How do you manage your time when your schedule is hectic? How do you get yourself going when you’re stuck in a rut? Finding balance in every day life, from work and play to exercise and rest, is something I come face to face with pretty much every day. By sharing my experience and struggles, I hope to shed light on the fact that finding balance is an everyday effort and one that we all share. I don’t think it’s something you can figure out and then *boom* – you’re a master balancer. You have to constantly make decisions throughout your day, and every day is different. Even if you were to put together a seemingly perfect daily schedule… your feelings and mood are going to fluctuate and change daily. Sometimes finding balance is harder at times, but I think we can all agree that when we do feel at balance, we feel ultimately more grounded and at peace with ourselves.
One of the biggest difficulties I struggle to balance is my desire to get as much done as I possibly can, and allowing myself grace when I can’t. I often feel the need to be as productive as possible, which can leave me feeling hella burnt out by the end of the day. I am very much a to-do list person, and for the most part, I love it. I love having tiny goals for myself throughout the day and the feeling of crossing it off as I go. The trouble comes when I don’t get to cross everything off and I enter panic mode. That rush of euphoria I get when I finish everything on my list is probably slightly addicting, so when a task is left incomplete, it’s easy for me to feel bad about it. Not everyone makes to-do lists, but I think the example is translatable to other areas of life – school, making deadlines, spending time with family, giving yourself time and space to be alone, etc. When we don’t have the time for it, it can make us feel ashamed.
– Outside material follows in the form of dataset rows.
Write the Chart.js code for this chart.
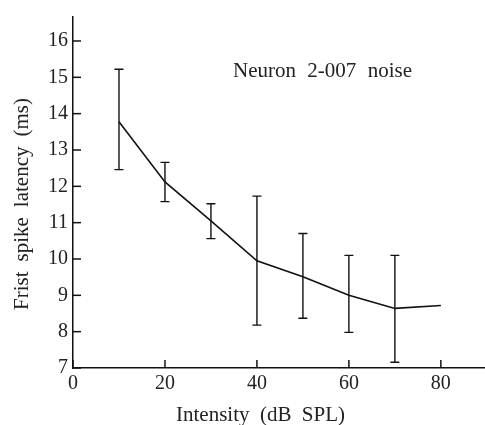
<!DOCTYPE html>
<html>
<head>
<meta charset="utf-8">
<script src="https://cdn.jsdelivr.net/npm/chart.js@4.4.1/dist/chart.umd.min.js"></script>
<style>
  html, body { margin: 0; padding: 0; background: #fff; }
  #wrap { width: 485px; height: 425px; position: relative; }
</style>
</head>
<body>
<div id="wrap"><canvas id="c" width="485" height="425"></canvas></div>
<script>
// ---- data ----
const intensities = [10, 20, 30, 40, 50, 60, 70, 80];
const latencyMean = [13.78, 12.12, 11.05, 9.95, 9.51, 9.0, 8.64, 8.72];
const errUpper    = [15.22, 12.66, 11.52, 11.73, 10.70, 10.10, 10.10, null];
const errLower    = [12.46, 11.58, 10.56, 8.18, 8.37, 7.98, 7.16, null];
const xTicks = [0, 20, 40, 60, 80];
const yTicks = [7, 8, 9, 10, 11, 12, 13, 14, 15, 16];
const annotationText = 'Neuron 2-007 noise';
const xTitle = 'Intensity (dB SPL)';
const yTitle = 'Frist spike latency (ms)';

const SERIF = '"Liberation Serif", "Times New Roman", serif';

// draw text with widened word gaps so that it spans `width`, starting at x (left)
function spacedText(ctx, text, x, y, width) {
  const words = text.split(' ');
  const widths = words.map(w => ctx.measureText(w).width);
  const total = widths.reduce((a, b) => a + b, 0);
  const gap = words.length > 1 ? (width - total) / (words.length - 1) : 0;
  let cx = x;
  ctx.textAlign = 'left';
  words.forEach((w, i) => { ctx.fillText(w, cx, y); cx += widths[i] + gap; });
}

const extras = {
  id: 'extras',
  afterDatasetsDraw(chart) {
    const ctx = chart.ctx;
    const xs = chart.scales.x, ys = chart.scales.y;
    const area = chart.chartArea;
    ctx.save();
    ctx.strokeStyle = '#111';
    ctx.lineWidth = 1.4;
    // error bars
    intensities.forEach((v, i) => {
      if (errUpper[i] == null) return;
      const px = xs.getPixelForValue(v);
      const pt = ys.getPixelForValue(errUpper[i]);
      const pb = ys.getPixelForValue(errLower[i]);
      ctx.beginPath();
      ctx.moveTo(px, pt); ctx.lineTo(px, pb);
      ctx.moveTo(px - 4.5, pt); ctx.lineTo(px + 4.5, pt);
      ctx.moveTo(px - 4.5, pb); ctx.lineTo(px + 4.5, pb);
      ctx.stroke();
    });
    // inward ticks
    ctx.lineWidth = 1.5;
    yTicks.forEach(t => {
      const py = ys.getPixelForValue(t);
      ctx.beginPath(); ctx.moveTo(area.left, py); ctx.lineTo(area.left + 8, py); ctx.stroke();
    });
    xTicks.forEach(t => {
      const px = xs.getPixelForValue(t);
      ctx.beginPath(); ctx.moveTo(px, area.bottom); ctx.lineTo(px, area.bottom - 8); ctx.stroke();
    });
    // texts
    ctx.fillStyle = '#222';
    ctx.textBaseline = 'alphabetic';
    ctx.font = '21px ' + SERIF;
    spacedText(ctx, annotationText, 233, 77, 179);
    spacedText(ctx, xTitle, 176, 421, 169);
    ctx.translate(28, 310);
    ctx.rotate(-Math.PI / 2);
    spacedText(ctx, yTitle, 0, 0, 212);
    ctx.restore();
  }
};

new Chart(document.getElementById('c'), {
  type: 'line',
  data: {
    datasets: [{
      data: intensities.map((x, i) => ({ x, y: latencyMean[i] })),
      borderColor: '#111',
      borderWidth: 1.6,
      pointRadius: 0,
      tension: 0,
      fill: false
    }]
  },
  options: {
    responsive: false,
    animation: false,
    devicePixelRatio: 1,
    layout: { padding: { left: 0, right: 0, top: 16, bottom: 0 } },
    plugins: { legend: { display: false }, tooltip: { enabled: false } },
    scales: {
      x: {
        type: 'linear',
        min: 0, max: 89.6,
        grid: { display: false, drawTicks: false },
        border: { display: true, color: '#111', width: 1.5 },
        afterFit: s => { s.height = 57; },
        afterBuildTicks: s => { s.ticks = xTicks.map(v => ({ value: v })); },
        ticks: { color: '#222', padding: 4, font: { family: SERIF, size: 20 }, maxRotation: 0 }
      },
      y: {
        type: 'linear',
        min: 7, max: 16.66,
        grid: { display: false, drawTicks: false },
        border: { display: true, color: '#111', width: 1.5 },
        afterFit: s => { s.width = 73; },
        afterBuildTicks: s => { s.ticks = yTicks.map(v => ({ value: v })); },
        ticks: { color: '#222', padding: 5, font: { family: SERIF, size: 20 } }
      }
    }
  },
  plugins: [extras]
});
</script>
</body>
</html>
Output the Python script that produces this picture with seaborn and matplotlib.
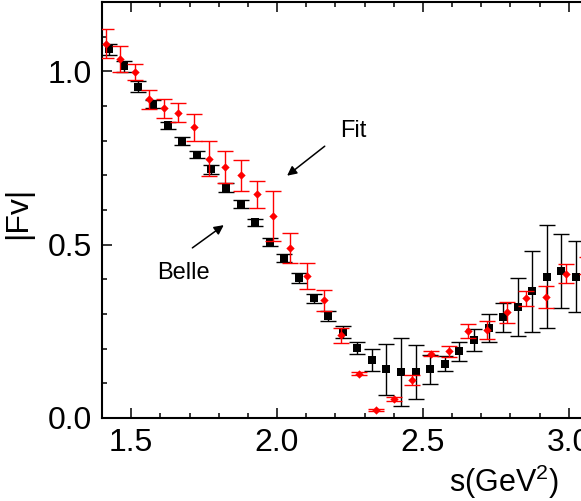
import matplotlib
matplotlib.use("Agg")
from matplotlib import pyplot as plt
from matplotlib.ticker import MultipleLocator, FormatStrFormatter
import pandas as pd
import seaborn as sns

# Belle data points (black squares)
belle_s = [1.425, 1.475, 1.525, 1.575, 1.625, 1.675, 1.725, 1.775, 1.825, 1.875,
           1.925, 1.975, 2.025, 2.075, 2.125, 2.175, 2.225, 2.275, 2.325, 2.375,
           2.425, 2.475, 2.525, 2.575, 2.625, 2.675, 2.725, 2.775, 2.825, 2.875,
           2.925, 2.975, 3.025]
belle_fv = [1.064, 1.014, 0.956, 0.905, 0.844, 0.799, 0.760, 0.717, 0.664, 0.618,
            0.564, 0.508, 0.461, 0.404, 0.345, 0.294, 0.248, 0.202, 0.167, 0.140,
            0.133, 0.133, 0.140, 0.157, 0.192, 0.225, 0.260, 0.290, 0.321, 0.365,
            0.408, 0.424, 0.408]
belle_err = [0.016, 0.016, 0.015, 0.012, 0.011, 0.012, 0.010, 0.012, 0.013, 0.011,
             0.011, 0.012, 0.012, 0.014, 0.014, 0.014, 0.016, 0.016, 0.032, 0.073,
             0.097, 0.077, 0.041, 0.022, 0.027, 0.033, 0.040, 0.043, 0.084, 0.118,
             0.148, 0.108, 0.103]

# Fit points (red diamonds)
fit_s = [1.414, 1.463, 1.512, 1.561, 1.612, 1.662, 1.716, 1.768, 1.821, 1.876,
         1.932, 1.987, 2.043, 2.101, 2.161, 2.219, 2.280, 2.339, 2.401, 2.462,
         2.527, 2.591, 2.656, 2.721, 2.787, 2.853, 2.923, 2.991, 3.062]
fit_fv = [1.080, 1.035, 0.997, 0.919, 0.893, 0.881, 0.838, 0.748, 0.725, 0.700,
          0.645, 0.582, 0.490, 0.409, 0.339, 0.238, 0.128, 0.023, 0.055, 0.109,
          0.186, 0.192, 0.251, 0.254, 0.305, 0.345, 0.349, 0.416, 0.440]
fit_err = [0.041, 0.038, 0.023, 0.028, 0.028, 0.028, 0.040, 0.051, 0.046, 0.045,
           0.039, 0.072, 0.044, 0.038, 0.029, 0.021, 0.004, 0.003, 0.005, 0.014,
           0.007, 0.016, 0.019, 0.026, 0.030, 0.022, 0.032, 0.027, 0.025]

sns.set_style("ticks")
plt.rcParams["font.family"] = ["Liberation Sans", "DejaVu Sans"]
plt.rcParams["mathtext.default"] = "regular"
plt.rcParams["xtick.direction"] = "in"
plt.rcParams["ytick.direction"] = "in"
for key in ["text.color", "axes.labelcolor", "axes.edgecolor",
            "xtick.color", "ytick.color"]:
    plt.rcParams[key] = "black"

belle = pd.DataFrame({"s": belle_s, "fv": belle_fv, "err": belle_err})
fit = pd.DataFrame({"s": fit_s, "fv": fit_fv, "err": fit_err})

fig = plt.figure(figsize=(5.81, 5.01), dpi=100)
# axes run past the right edge of the picture, as in the cropped original
ax = fig.add_axes([0.1756, 0.1657, 0.8535, 0.8303])

ax.errorbar(belle["s"], belle["fv"], yerr=belle["err"], fmt="none",
            ecolor="black", elinewidth=1.0, capsize=6, capthick=1.0, zorder=2)
sns.scatterplot(data=belle, x="s", y="fv", marker="s", s=28, color="black",
                linewidth=0, ax=ax, zorder=3)

ax.errorbar(fit["s"], fit["fv"], yerr=fit["err"], fmt="none",
            ecolor="red", elinewidth=1.0, capsize=6, capthick=1.0, zorder=4)
sns.scatterplot(data=fit, x="s", y="fv", marker="D", s=18, color="red",
                linewidth=0, ax=ax, zorder=5)

ax.set_xlim(1.4, 3.1)
ax.set_ylim(0.0, 1.2)
ax.xaxis.set_major_locator(MultipleLocator(0.5))
ax.xaxis.set_minor_locator(MultipleLocator(0.1))
ax.yaxis.set_major_locator(MultipleLocator(0.5))
ax.yaxis.set_minor_locator(MultipleLocator(0.1))
ax.xaxis.set_major_formatter(FormatStrFormatter("%.1f"))
ax.yaxis.set_major_formatter(FormatStrFormatter("%.1f"))
ax.tick_params(which="both", top=True, right=True, width=1.1, labelsize=23)
ax.tick_params(which="major", length=7, pad=7)
ax.tick_params(which="minor", length=3.6)
for sp in ax.spines.values():
    sp.set_linewidth(1.5)

ax.set_xlabel(r"s(GeV$^2$)", fontsize=22)
ax.xaxis.set_label_coords(0.811, -0.107)
ax.set_ylabel("|Fv|", fontsize=23)
ax.yaxis.set_label_coords(-0.139, 0.493)

arrow = dict(arrowstyle="-|>", color="black", lw=1.1, mutation_scale=14)
ax.annotate("", xy=(2.027, 0.694), xytext=(2.171, 0.789), arrowprops=arrow)
ax.text(2.260, 0.829, "Fit", fontsize=17, ha="center", va="center")
ax.annotate("", xy=(1.825, 0.561), xytext=(1.702, 0.486), arrowprops=arrow)
ax.text(1.678, 0.419, "Belle", fontsize=17, ha="center", va="center")

fig.savefig("out.png", dpi=100)
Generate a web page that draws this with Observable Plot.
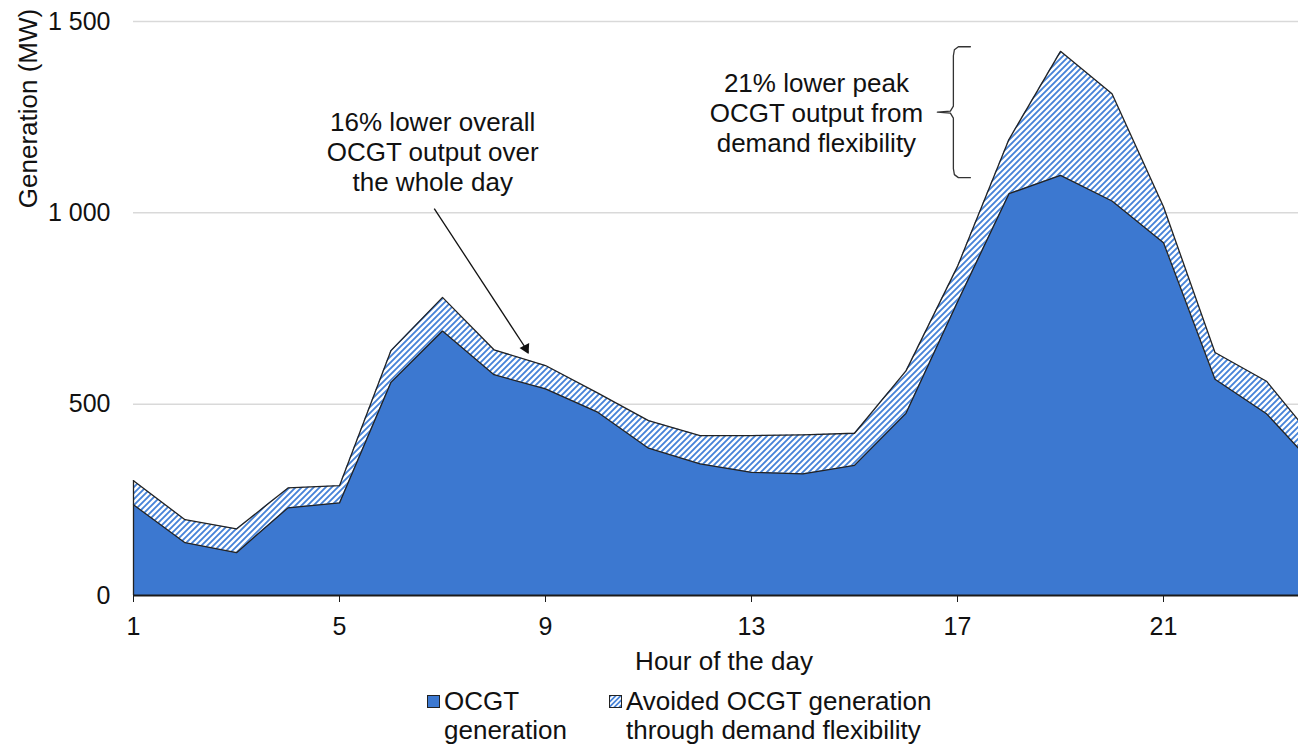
<!DOCTYPE html>
<html>
<head>
<meta charset="utf-8">
<script src="https://cdn.jsdelivr.net/npm/d3@7"></script>
<script src="https://cdn.jsdelivr.net/npm/@observablehq/plot@0.6"></script>
<style>
  body { margin: 0; background: #fff; }
  #wrap { position: relative; width: 1298px; height: 747px; overflow: hidden;
          font-family: "Liberation Sans", Arial, sans-serif; color: #111; background: #fff; }
  #chart svg { display: block; overflow: hidden; }
  #legend { position: absolute; top: 687px; left: 0; width: 1298px; height: 60px;
            font-size: 26px; line-height: 29px; }
  .sw { position: absolute; top: 8px; width: 13px; height: 13px; box-sizing: border-box; border: 1px solid #222; }
  .lt { position: absolute; top: 0; white-space: nowrap; }
</style>
</head>
<body>
<div id="wrap"><div id="chart"></div><div id="legend"></div></div>
<script>
// ---- data ----
const hours = [1, 2, 3, 4, 5, 6, 7, 8, 9, 10, 11, 12, 13, 14, 15, 16, 17, 18, 19, 20, 21, 22, 23, 24];
const ocgtGeneration = [237, 138, 112, 229, 242, 557, 691, 577, 540, 480, 385, 344, 322, 318, 340, 476, 767, 1050, 1098, 1031, 922, 565, 475, 330];
const withoutFlexibility = [300, 198, 174, 281, 287, 640, 779, 642, 601, 530, 457, 418, 418, 420, 424, 587, 860, 1192, 1422, 1311, 1016, 635, 560, 395];
const xTicks = [1, 5, 9, 13, 17, 21];
const yTicks = [0, 500, 1000, 1500];
const xLabel = "Hour of the day";
const yLabel = "Generation (MW)";
const legendLabels = [["OCGT", "generation"], ["Avoided OCGT generation", "through demand flexibility"]];
const noteOverall = "16% lower overall\nOCGT output over\nthe whole day";
const notePeak = "21% lower peak\nOCGT output from\ndemand flexibility";
// annotation anchors (hour, MW)
const noteOverallAt = {hour: 6.81, value: 1160};
const arrowFrom = {hour: 6.84, value: 1011};
const arrowTo = {hour: 8.67, value: 635};
const braceHour = 16.92;
const peakNoteHour = 14.26;

const rows = hours.map((h, i) => ({hour: h, ocgt: ocgtGeneration[i], total: withoutFlexibility[i]}));

const blue = "#3c78d0";
const hatchBlue = "#4582d8";
const ink = "#111";
const pxPerHour = (1317.5 - 133) / 23;
const pxPerMW = (595 - 21) / 1500;

// brace around the evening peak
const iPeak = d3.maxIndex(withoutFlexibility);
const T = withoutFlexibility[iPeak] + 12;
const B = ocgtGeneration[iPeak] - 6;
const M = (T + B) / 2;
const P = (dx, v, dy) => ({hour: braceHour + dx / pxPerHour, value: v - dy / pxPerMW});
const brace = [
  P(17, T, 0), P(5, T, 0), P(1, T, 3), P(0, T, 9),
  P(0, M, -6), P(-3, M, -1), P(-16, M, 0), P(-3, M, 1), P(0, M, 6),
  P(0, B, -9), P(1, B, -3), P(5, B, 0), P(17, B, 0)
];

// arrow head angle
const adx = (arrowTo.hour - arrowFrom.hour) * pxPerHour;
const ady = (arrowFrom.value - arrowTo.value) * pxPerMW;
const alen = Math.hypot(adx, ady);
const angle = Math.atan2(adx, ady) * 180 / Math.PI; // clockwise from up
const headBack = 5;

const fmt = d => d3.format(",")(d).replace(/,/g, " ");

const chart = Plot.plot({
  width: 1298,
  height: 680,
  marginLeft: 133,
  marginRight: 0,
  marginTop: 21,
  marginBottom: 85,
  x: {domain: [1, 24], range: [133, 1317.5]},
  y: {domain: [0, 1500], range: [595, 21]},
  style: {fontFamily: "'Liberation Sans', Arial, sans-serif", fontSize: "25px", color: ink, background: "#fff", overflow: "hidden"},
  marks: [
    Plot.gridY(yTicks.filter(d => d > 0), {stroke: "#d9d9d9", strokeOpacity: 1, strokeWidth: 1.5}),
    Plot.areaY(rows, {x: "hour", y1: "ocgt", y2: "total", fill: "url(#hatch)"}),
    Plot.areaY(rows, {x: "hour", y1: 0, y2: "ocgt", fill: blue}),
    Plot.line(rows, {x: "hour", y: "total", stroke: "#222", strokeWidth: 1.3}),
    Plot.line(rows, {x: "hour", y: "ocgt", stroke: "#222", strokeWidth: 1.3}),
    Plot.ruleX([rows[0]], {x: "hour", y1: 0, y2: "total", stroke: "#222", strokeWidth: 1.3}),
    Plot.ruleY([0], {stroke: "#1a1a1a", strokeWidth: 2}),
    Plot.axisX({ticks: xTicks, tickSize: 7, tickPadding: 15, fontSize: 25, label: null, stroke: "#1a1a1a"}),
    Plot.axisY({ticks: yTicks, tickSize: 0, tickPadding: 23, tickFormat: fmt, fontSize: 25, label: null}),
    Plot.text([xLabel], {text: d => d, frameAnchor: "bottom", dx: 8, dy: 66, fontSize: 26, lineAnchor: "middle", fill: ink}),
    Plot.text([yLabel], {text: d => d, frameAnchor: "top-left", rotate: -90, dx: -105, dy: 87, fontSize: 26, textAnchor: "middle", lineAnchor: "middle", fill: ink}),
    Plot.text([{...noteOverallAt, text: noteOverall}], {x: "hour", y: "value", text: "text", fontSize: 26, lineHeight: 1.15, textAnchor: "middle", lineAnchor: "middle", fill: ink}),
    Plot.text([{hour: peakNoteHour, value: M, text: notePeak}], {x: "hour", y: "value", text: "text", fontSize: 26, lineHeight: 1.15, textAnchor: "middle", lineAnchor: "middle", fill: ink}),
    Plot.line(brace, {x: "hour", y: "value", stroke: "#333", strokeWidth: 1.3}),
    Plot.link([{a: arrowFrom, b: arrowTo}], {x1: d => d.a.hour, y1: d => d.a.value, x2: d => d.b.hour, y2: d => d.b.value, stroke: ink, strokeWidth: 1.3}),
    Plot.dot([arrowTo], {x: "hour", y: "value", symbol: "triangle", r: 4, fill: ink, stroke: "none", rotate: angle,
      dx: -adx / alen * headBack, dy: -ady / alen * headBack})
  ]
});

const svg = chart.tagName.toLowerCase() === "svg" ? chart : chart.querySelector("svg");
const defs = document.createElementNS("http://www.w3.org/2000/svg", "defs");
defs.innerHTML = `<pattern id="hatch" patternUnits="userSpaceOnUse" width="6" height="6">
  <rect width="6" height="6" fill="${hatchBlue}"/>
  <path d="M-1,1 L1,-1 M0,6 L6,0 M5,7 L7,5" stroke="#fff" stroke-width="2.4"/>
</pattern>`;
svg.insertBefore(defs, svg.firstChild);
document.getElementById("chart").appendChild(chart);

// legend below the chart
const legend = document.getElementById("legend");
legend.innerHTML = `
  <div class="sw" style="left:427px;background:${blue}"></div>
  <div class="lt" style="left:444px">${legendLabels[0].join("<br>")}</div>
  <svg class="sw" style="left:609px;padding:0;border:none" width="13" height="13">
    <defs><pattern id="hatch2" patternUnits="userSpaceOnUse" width="5" height="5">
      <rect width="5" height="5" fill="${hatchBlue}"/>
      <path d="M-1,1 L1,-1 M0,5 L5,0 M4,6 L6,4" stroke="#fff" stroke-width="1.8"/>
    </pattern></defs>
    <rect x="0.5" y="0.5" width="12" height="12" fill="url(#hatch2)" stroke="#222" stroke-width="1"/>
  </svg>
  <div class="lt" style="left:626px">${legendLabels[1].join("<br>")}</div>`;
</script>
</body>
</html>
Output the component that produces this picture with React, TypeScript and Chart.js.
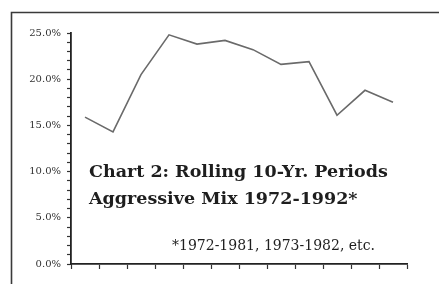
import React, { useEffect, useRef } from "react";
import { Chart, registerables } from "chart.js";

Chart.register(...registerables);

const periods = [
  "1972-1981", "1973-1982", "1974-1983", "1975-1984", "1976-1985", "1977-1986",
  "1978-1987", "1979-1988", "1980-1989", "1981-1990", "1982-1991", "1983-1992",
];
const returns = [15.9, 14.3, 20.5, 24.8, 23.8, 24.2, 23.2, 21.6, 21.9, 16.1, 18.8, 17.5];
const titleLines = ["Chart 2: Rolling 10-Yr. Periods", "Aggressive Mix 1972-1992*"];
const footnote = "*1972-1981, 1973-1982, etc.";

const framePlugin = {
  id: "frameAndText",
  afterDraw(chart: any) {
    const ctx = chart.ctx;
    ctx.save();
    ctx.strokeStyle = "#3a3a3a";
    ctx.lineWidth = 1.6;
    ctx.beginPath();
    ctx.moveTo(11.5, 284);
    ctx.lineTo(11.5, 12.5);
    ctx.lineTo(439, 12.5);
    ctx.stroke();

    ctx.fillStyle = "#1e1e1e";
    ctx.textBaseline = "alphabetic";
    ctx.textAlign = "left";
    ctx.font = "bold 17.5px 'DejaVu Serif'";
    ctx.fillText(titleLines[0], 89, 177);
    ctx.fillText(titleLines[1], 89, 203.5);
    ctx.font = "14px 'DejaVu Serif'";
    ctx.fillText(footnote, 172, 250);
    ctx.restore();
  },
};

export default function App() {
  const ref = useRef<HTMLCanvasElement>(null);
  useEffect(() => {
    if (!ref.current) return;
    const chart = new Chart(ref.current, {
      type: "line",
      data: {
        labels: periods,
        datasets: [
          {
            data: returns,
            borderColor: "#6a6a6a",
            borderWidth: 1.6,
            pointRadius: 0,
            tension: 0,
            fill: false,
          },
        ],
      },
      options: {
        animation: false,
        responsive: false,
        devicePixelRatio: 1,
        layout: { padding: { left: 0, right: 32, top: 33, bottom: 14 } },
        plugins: { legend: { display: false }, tooltip: { enabled: false } },
        scales: {
          x: {
            offset: true,
            grid: {
              offset: true,
              drawOnChartArea: false,
              drawTicks: true,
              tickLength: 5,
              tickColor: "#333",
              tickWidth: 1.2,
            },
            border: { color: "#222", width: 1.8 },
            ticks: { display: false },
            afterFit(scale: any) {
              scale.height = 6;
            },
          },
          y: {
            min: 0,
            max: 25,
            grid: {
              drawOnChartArea: false,
              drawTicks: true,
              tickLength: 4,
              tickColor: "#333",
              tickWidth: 1.2,
            },
            border: { color: "#222", width: 1.8 },
            ticks: {
              stepSize: 1,
              autoSkip: false,
              padding: 6,
              color: "#333",
              font: { family: "'DejaVu Serif'", size: 10 },
              callback: (v: any) => (Number(v) % 5 === 0 ? Number(v).toFixed(1) + "%" : ""),
            },
            afterFit(scale: any) {
              scale.width = 71;
            },
          },
        },
      },
      plugins: [framePlugin],
    });
    return () => chart.destroy();
  }, []);
  return (
    <div style={{ position: "fixed", left: 0, top: 0, width: 439, height: 284, background: "#fff" }}>
      <canvas ref={ref} width={439} height={284} style={{ display: "block" }} />
    </div>
  );
}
When I find myself jumping back and forth between the line that separates wanting to get stuff done and going easy on myself, I remind myself that there is leeway when it comes to balance; it’s not the answer to a specific math equation. Driving yourself into the dirt and burning out is just as unhelpful as giving yourself too much lenience that it turns into procrastination. If I can stay within a 15% deviation of that line, I consider that pretty good harmony.
My guide to practicing balance looks like this: Identifying what I need to balance, setting goals, sharing those goals, being aware of my common setbacks, and forgiving myself on the days that just don’t get balanced at all.
Here’s how I break it down.
Recognize what needs balance. At the end of the day, what areas of your life do you think is full? What areas are lacking? Maybe you feel socially drained and need some alone time to practice self care. Or maybe, like me, you’ve spent too much time by yourself and need some time to connect with someone. Reflect on how you feel to help you realize what needs balance.
Set goals. After you identify what you want and need to feel more balanced, you can set goals for yourself. As I mentioned, I like to make myself daily to-do lists. I think this can be kind of scary to some people. Maybe they think that if they start a to-do list, they’ll find so much to add to the list that it will never end and they’ll give up after one day. I’ve been there, and it’s not fun. Some people just aren’t to-do list people. So start small. All errands and deadlines aside, what’s one thing you want to get done that will help you feel more grounded and balanced at the end of the day? Write it down.
Share your goals. One of my favorite ways to connect with someone is to exchange goals and how you’re working on them. Sharing your progress with someone not only helps hold you accountable but it’s also nice to celebrate the triumphs and milestones together.
Identify your setbacks. What are the things that hold you back from getting stuff done and lead to procrastination? Too much screen time and losing track of time are big ones. I also like to be aware of the self talk that deters my progress. It’s helpful for me to write down the common phrases I think to myself that set me back, such as “I can just do this tomorrow” or “this doesn’t really matter in the big picture”. My most common setback is using the day of the week to rationalize getting out of something. “Thursday is almost Friday, which is basically the weekend, so I’ll start over again on Monday.” Seriously. After I acknowledged this, it was hard not to notice just how often I used this as an excuse.
Forgive yourself. It’s okay if you don’t get everything done. Honestly, it doesn’t feel good to me when I finish my goals but I basically ran myself thin getting there. Be kind to yourself.
Finding balance in life is something to be practiced every day. Creating a new habit doesn’t happen overnight. It takes time and effort to create new patterns. Like working out or painting, the more consistently I make it a habit, the easier it will get. And if I do yoga more days one week than another, that’s okay. If I paint all day one day and then don’t paint for another ten days, that’s okay. If I eat out more days one week than another, that is okay. We’re all just trying our best. At the end of the day, if I didn’t accomplish everything I had set out to do, but I know I tried my best, I’ll consider that a win.